Los jóvenes habían sido capturados, cercados por policías de traje negro. Ya reducidos en la escalinata de un puente peatonal de la avenida Napo, en el sur de Quito, sentados, inmóviles, fueron tratados a punta de tolete, antes de que los llevaran a los operadores de justicia.
Resulta impactante que uno de ellos fuera toleteado en la cabeza y que al llegar al pie de la escalinata un antimotines lo apretara por el cuello, mientras otro agente extendía su truflay (escopeta de gas) para golpearlo con el cañón.
En la Policía, y esto no tiene por qué asombrar a nadie, quedan rezagos, acaso aislados, de prácticas que se riñen con los derechos humanos. En el Montúfar había aprehendidos ensangrentados (luego el grupo fue liberado).

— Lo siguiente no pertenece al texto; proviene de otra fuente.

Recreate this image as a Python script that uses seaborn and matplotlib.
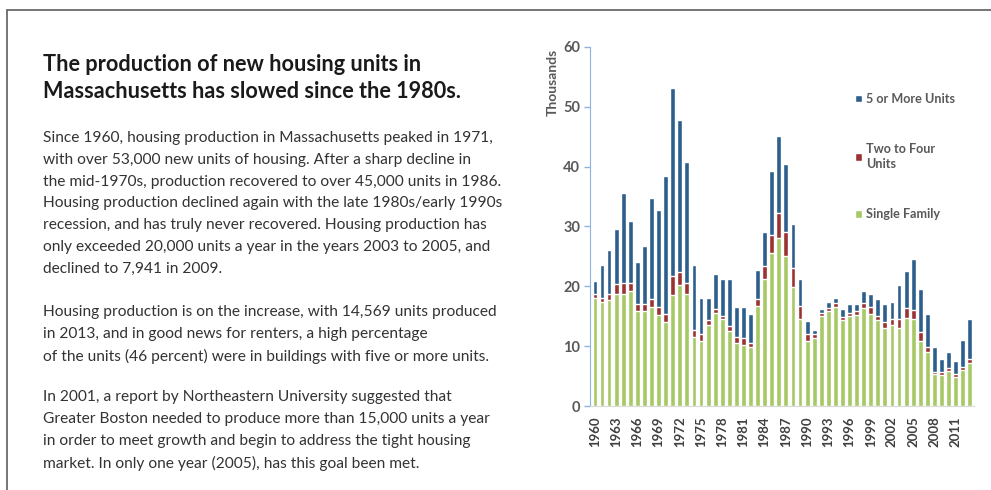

Los detenidos en el Colegio Mejía relatan ahora en el CDP que el 18 de septiembre recibieron abundantes golpes con toletes y puntapiés, mientras estaban en el piso; que tras ser detenidos recibieron electricidad, y los llevaron al Regimiento Quito 2, en lugar de trasladarlos de inmediato a la unidad de flagrancias que trabaja 24 horas, fueron forzados a pasar la noche en el patio.
Entre esos jóvenes, que siguen presos, había quienes tenían moretones en el cuerpo. El peritaje de la Cruz Roja, levantado días después de la detención, es reservado así como el proceso penal.
Si lo que relatan los capturados en el Mejía es real, la Justicia tendrá un duro escollo. No, no es cuestión de gritar más en televisión o de amenazar, como, por ejemplo, con comunicados que alertan a la prensa sobre el tratamiento del tema. Entre los protestantes hubo violencia, contra bienes y contra seres humanos. El ataque al cabo segundo Vicente Tamayo fue brutal e inadmisible. Sería reprochable pasarlo por alto.
Pero en este Estado de Derecho existe el “debido proceso”, una garantía irrenunciable para todo ciudadano. El exceso policial con el fin de acusar a una persona viola ese derecho de forma directa y es causal para anular juicios. Pasarlo por alto, con ceguera, socava la democracia.